• **STATED GOAL**: Up to and including the line with "import * as d3 from 'd3'", write out the listing from its first line, minus the pictures.

• **DATA EXTRACT**:

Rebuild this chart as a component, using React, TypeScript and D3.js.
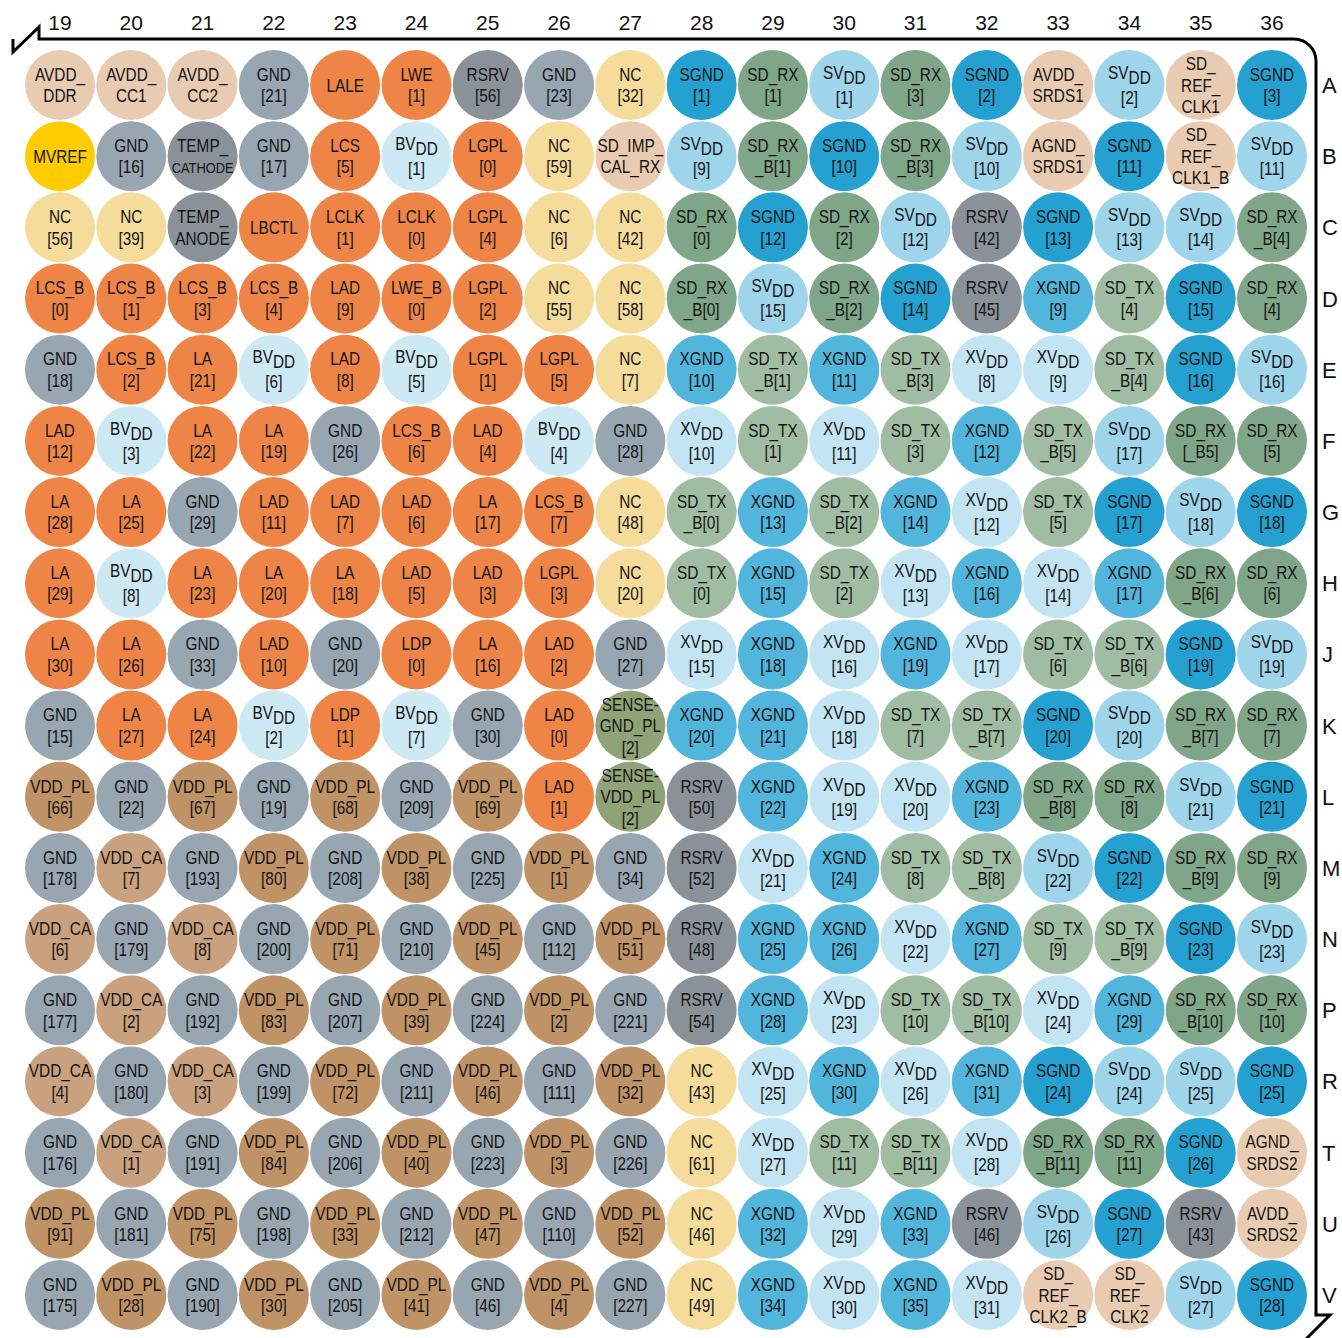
import * as d3 from 'd3'

// pin map, columns 19..36, rows A..V ("\n" = line break, {..} = subscript)
const columns = ['19', '20', '21', '22', '23', '24', '25', '26', '27', '28', '29', '30', '31', '32', '33', '34', '35', '36']
const rows = ['A', 'B', 'C', 'D', 'E', 'F', 'G', 'H', 'J', 'K', 'L', 'M', 'N', 'P', 'R', 'T', 'U', 'V']

const rowA = ['AVDD_\nDDR', 'AVDD_\nCC1', 'AVDD_\nCC2', 'GND\n[21]', 'LALE', 'LWE\n[1]', 'RSRV\n[56]', 'GND\n[23]', 'NC\n[32]', 'SGND\n[1]', 'SD_RX\n[1]', 'SV{DD}\n[1]', 'SD_RX\n[3]', 'SGND\n[2]', 'AVDD_\nSRDS1', 'SV{DD}\n[2]', 'SD_\nREF_\nCLK1', 'SGND\n[3]']
const rowB = ['MVREF', 'GND\n[16]', 'TEMP_\nCATHODE', 'GND\n[17]', 'LCS\n[5]', 'BV{DD}\n[1]', 'LGPL\n[0]', 'NC\n[59]', 'SD_IMP_\nCAL_RX', 'SV{DD}\n[9]', 'SD_RX\n_B[1]', 'SGND\n[10]', 'SD_RX\n_B[3]', 'SV{DD}\n[10]', 'AGND_\nSRDS1', 'SGND\n[11]', 'SD_\nREF_\nCLK1_B', 'SV{DD}\n[11]']
const rowC = ['NC\n[56]', 'NC\n[39]', 'TEMP_\nANODE', 'LBCTL', 'LCLK\n[1]', 'LCLK\n[0]', 'LGPL\n[4]', 'NC\n[6]', 'NC\n[42]', 'SD_RX\n[0]', 'SGND\n[12]', 'SD_RX\n[2]', 'SV{DD}\n[12]', 'RSRV\n[42]', 'SGND\n[13]', 'SV{DD}\n[13]', 'SV{DD}\n[14]', 'SD_RX\n_B[4]']
const rowD = ['LCS_B\n[0]', 'LCS_B\n[1]', 'LCS_B\n[3]', 'LCS_B\n[4]', 'LAD\n[9]', 'LWE_B\n[0]', 'LGPL\n[2]', 'NC\n[55]', 'NC\n[58]', 'SD_RX\n_B[0]', 'SV{DD}\n[15]', 'SD_RX\n_B[2]', 'SGND\n[14]', 'RSRV\n[45]', 'XGND\n[9]', 'SD_TX\n[4]', 'SGND\n[15]', 'SD_RX\n[4]']
const rowE = ['GND\n[18]', 'LCS_B\n[2]', 'LA\n[21]', 'BV{DD}\n[6]', 'LAD\n[8]', 'BV{DD}\n[5]', 'LGPL\n[1]', 'LGPL\n[5]', 'NC\n[7]', 'XGND\n[10]', 'SD_TX\n_B[1]', 'XGND\n[11]', 'SD_TX\n_B[3]', 'XV{DD}\n[8]', 'XV{DD}\n[9]', 'SD_TX\n_B[4]', 'SGND\n[16]', 'SV{DD}\n[16]']
const rowF = ['LAD\n[12]', 'BV{DD}\n[3]', 'LA\n[22]', 'LA\n[19]', 'GND\n[26]', 'LCS_B\n[6]', 'LAD\n[4]', 'BV{DD}\n[4]', 'GND\n[28]', 'XV{DD}\n[10]', 'SD_TX\n[1]', 'XV{DD}\n[11]', 'SD_TX\n[3]', 'XGND\n[12]', 'SD_TX\n_B[5]', 'SV{DD}\n[17]', 'SD_RX\n[_B5]', 'SD_RX\n[5]']
const rowG = ['LA\n[28]', 'LA\n[25]', 'GND\n[29]', 'LAD\n[11]', 'LAD\n[7]', 'LAD\n[6]', 'LA\n[17]', 'LCS_B\n[7]', 'NC\n[48]', 'SD_TX\n_B[0]', 'XGND\n[13]', 'SD_TX\n_B[2]', 'XGND\n[14]', 'XV{DD}\n[12]', 'SD_TX\n[5]', 'SGND\n[17]', 'SV{DD}\n[18]', 'SGND\n[18]']
const rowH = ['LA\n[29]', 'BV{DD}\n[8]', 'LA\n[23]', 'LA\n[20]', 'LA\n[18]', 'LAD\n[5]', 'LAD\n[3]', 'LGPL\n[3]', 'NC\n[20]', 'SD_TX\n[0]', 'XGND\n[15]', 'SD_TX\n[2]', 'XV{DD}\n[13]', 'XGND\n[16]', 'XV{DD}\n[14]', 'XGND\n[17]', 'SD_RX\n_B[6]', 'SD_RX\n[6]']
const rowJ = ['LA\n[30]', 'LA\n[26]', 'GND\n[33]', 'LAD\n[10]', 'GND\n[20]', 'LDP\n[0]', 'LA\n[16]', 'LAD\n[2]', 'GND\n[27]', 'XV{DD}\n[15]', 'XGND\n[18]', 'XV{DD}\n[16]', 'XGND\n[19]', 'XV{DD}\n[17]', 'SD_TX\n[6]', 'SD_TX\n_B[6]', 'SGND\n[19]', 'SV{DD}\n[19]']
const rowK = ['GND\n[15]', 'LA\n[27]', 'LA\n[24]', 'BV{DD}\n[2]', 'LDP\n[1]', 'BV{DD}\n[7]', 'GND\n[30]', 'LAD\n[0]', 'SENSE-\nGND_PL\n[2]', 'XGND\n[20]', 'XGND\n[21]', 'XV{DD}\n[18]', 'SD_TX\n[7]', 'SD_TX\n_B[7]', 'SGND\n[20]', 'SV{DD}\n[20]', 'SD_RX\n_B[7]', 'SD_RX\n[7]']
const rowL = ['VDD_PL\n[66]', 'GND\n[22]', 'VDD_PL\n[67]', 'GND\n[19]', 'VDD_PL\n[68]', 'GND\n[209]', 'VDD_PL\n[69]', 'LAD\n[1]', 'SENSE-\nVDD_PL\n[2]', 'RSRV\n[50]', 'XGND\n[22]', 'XV{DD}\n[19]', 'XV{DD}\n[20]', 'XGND\n[23]', 'SD_RX\n_B[8]', 'SD_RX\n[8]', 'SV{DD}\n[21]', 'SGND\n[21]']
const rowM = ['GND\n[178]', 'VDD_CA\n[7]', 'GND\n[193]', 'VDD_PL\n[80]', 'GND\n[208]', 'VDD_PL\n[38]', 'GND\n[225]', 'VDD_PL\n[1]', 'GND\n[34]', 'RSRV\n[52]', 'XV{DD}\n[21]', 'XGND\n[24]', 'SD_TX\n[8]', 'SD_TX\n_B[8]', 'SV{DD}\n[22]', 'SGND\n[22]', 'SD_RX\n_B[9]', 'SD_RX\n[9]']
const rowN = ['VDD_CA\n[6]', 'GND\n[179]', 'VDD_CA\n[8]', 'GND\n[200]', 'VDD_PL\n[71]', 'GND\n[210]', 'VDD_PL\n[45]', 'GND\n[112]', 'VDD_PL\n[51]', 'RSRV\n[48]', 'XGND\n[25]', 'XGND\n[26]', 'XV{DD}\n[22]', 'XGND\n[27]', 'SD_TX\n[9]', 'SD_TX\n_B[9]', 'SGND\n[23]', 'SV{DD}\n[23]']
const rowP = ['GND\n[177]', 'VDD_CA\n[2]', 'GND\n[192]', 'VDD_PL\n[83]', 'GND\n[207]', 'VDD_PL\n[39]', 'GND\n[224]', 'VDD_PL\n[2]', 'GND\n[221]', 'RSRV\n[54]', 'XGND\n[28]', 'XV{DD}\n[23]', 'SD_TX\n[10]', 'SD_TX\n_B[10]', 'XV{DD}\n[24]', 'XGND\n[29]', 'SD_RX\n_B[10]', 'SD_RX\n[10]']
const rowR = ['VDD_CA\n[4]', 'GND\n[180]', 'VDD_CA\n[3]', 'GND\n[199]', 'VDD_PL\n[72]', 'GND\n[211]', 'VDD_PL\n[46]', 'GND\n[111]', 'VDD_PL\n[32]', 'NC\n[43]', 'XV{DD}\n[25]', 'XGND\n[30]', 'XV{DD}\n[26]', 'XGND\n[31]', 'SGND\n[24]', 'SV{DD}\n[24]', 'SV{DD}\n[25]', 'SGND\n[25]']
const rowT = ['GND\n[176]', 'VDD_CA\n[1]', 'GND\n[191]', 'VDD_PL\n[84]', 'GND\n[206]', 'VDD_PL\n[40]', 'GND\n[223]', 'VDD_PL\n[3]', 'GND\n[226]', 'NC\n[61]', 'XV{DD}\n[27]', 'SD_TX\n[11]', 'SD_TX\n_B[11]', 'XV{DD}\n[28]', 'SD_RX\n_B[11]', 'SD_RX\n[11]', 'SGND\n[26]', 'AGND_\nSRDS2']
const rowU = ['VDD_PL\n[91]', 'GND\n[181]', 'VDD_PL\n[75]', 'GND\n[198]', 'VDD_PL\n[33]', 'GND\n[212]', 'VDD_PL\n[47]', 'GND\n[110]', 'VDD_PL\n[52]', 'NC\n[46]', 'XGND\n[32]', 'XV{DD}\n[29]', 'XGND\n[33]', 'RSRV\n[46]', 'SV{DD}\n[26]', 'SGND\n[27]', 'RSRV\n[43]', 'AVDD_\nSRDS2']
const rowV = ['GND\n[175]', 'VDD_PL\n[28]', 'GND\n[190]', 'VDD_PL\n[30]', 'GND\n[205]', 'VDD_PL\n[41]', 'GND\n[46]', 'VDD_PL\n[4]', 'GND\n[227]', 'NC\n[49]', 'XGND\n[34]', 'XV{DD}\n[30]', 'XGND\n[35]', 'XV{DD}\n[31]', 'SD_\nREF_\nCLK2_B', 'SD_\nREF_\nCLK2', 'SV{DD}\n[27]', 'SGND\n[28]']

const pinRows = [rowA, rowB, rowC, rowD, rowE, rowF, rowG, rowH, rowJ, rowK, rowL, rowM, rowN, rowP, rowR, rowT, rowU, rowV]

const W = 1342
const H = 1338
const R = 35
const SQUEEZE = 0.83

function pinColor(name: string) {
  if (name.startsWith('SD_RX')) return '#7fa688'
  if (name.startsWith('SD_TX')) return '#a0bda3'
  if (name.startsWith('SD_') || name.startsWith('AVDD') || name.startsWith('AGND')) return '#e8cbb0'
  if (name.startsWith('SGND')) return '#24a1d0'
  if (name.startsWith('XGND')) return '#52b5db'
  if (name.startsWith('SV')) return '#9ed5ea'
  if (name.startsWith('XV')) return '#c3e5f3'
  if (name.startsWith('BV')) return '#cde9f3'
  if (name.startsWith('GND')) return '#97a6b1'
  if (name.startsWith('RSRV') || name.startsWith('TEMP')) return '#8b9199'
  if (name.startsWith('MVREF')) return '#ffcc00'
  if (name.startsWith('NC')) return '#f5dc9b'
  if (name.startsWith('VDD_PL')) return '#c09367'
  if (name.startsWith('VDD_CA')) return '#c9a17f'
  if (name.startsWith('SENSE')) return '#8fa377'
  return '#ee8547'
}

function PinLabel({ cx, cy, label }: { cx: number; cy: number; label: string }) {
  const lines = label.split('\n')
  const n = lines.length
  const step = 21.5
  let extra = 0
  return (
    <g>
      {lines.map((line, i) => {
        const base = cy + 6.5 + (i - (n - 1) / 2) * step
        const sub = line.match(/^(.*)\{(.+)\}$/)
        if (sub) {
          extra = 1.5
          return (
            <text key={i} transform={`translate(${cx},${base - 2}) scale(${SQUEEZE},1)`} textAnchor="middle">
              {sub[1]}
              <tspan dy={5}>{sub[2]}</tspan>
            </text>
          )
        }
        const yy = base + (i > 0 ? extra : 0)
        return (
          <text key={i} transform={`translate(${cx},${yy}) scale(${SQUEEZE},1)`} textAnchor="middle"
            fontSize={line === 'CATHODE' ? 15.5 : undefined}>
            {line}
          </text>
        )
      })}
    </g>
  )
}

export default function App() {
  const x = d3.scalePoint<string>().domain(columns).range([60, 1272])
  const y = d3.scalePoint<string>().domain(rows).range([85, 1295])

  const frame = d3.path()
  frame.moveTo(13, 39)
  frame.lineTo(13, 52)
  frame.lineTo(39, 27)
  frame.lineTo(39, 39)
  frame.lineTo(1294, 39)
  frame.arcTo(1316, 39, 1316, 61, 22)
  frame.lineTo(1316, 1315)
  frame.lineTo(1330, 1315)
  frame.lineTo(1306, 1339)

  return (
    <div style={{ position: 'absolute', left: 0, top: 0 }}>
      <svg width={W} height={H} style={{ display: 'block', background: '#fff' }}>
        <path d={frame.toString()} fill="none" stroke="#000" strokeWidth={3} />
        <g fontFamily="'Liberation Sans', Arial, sans-serif" fontSize={21} fill="#111">
          {columns.map((c) => (
            <text key={c} x={x(c)} y={30} textAnchor="middle">{c}</text>
          ))}
          {rows.map((r) => (
            <text key={r} x={1322} y={(y(r) ?? 0) + 8} fontSize={22}>{r}</text>
          ))}
        </g>
        <g fontFamily="'Liberation Sans', Arial, sans-serif" fontSize={18.5} fill="#141414">
          {pinRows.map((pins, ri) =>
            pins.map((label, ci) => {
              const cx = x(columns[ci]) ?? 0
              const cy = y(rows[ri]) ?? 0
              return (
                <g key={`${ri}-${ci}`}>
                  <circle cx={cx} cy={cy} r={R} fill={pinColor(label)} />
                  <PinLabel cx={cx} cy={cy} label={label} />
                </g>
              )
            })
          )}
        </g>
      </svg>
    </div>
  )
}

• **TASK RESULT**:
Rebuild this chart as a component, using React, TypeScript and D3.js.
import * as d3 from 'd3'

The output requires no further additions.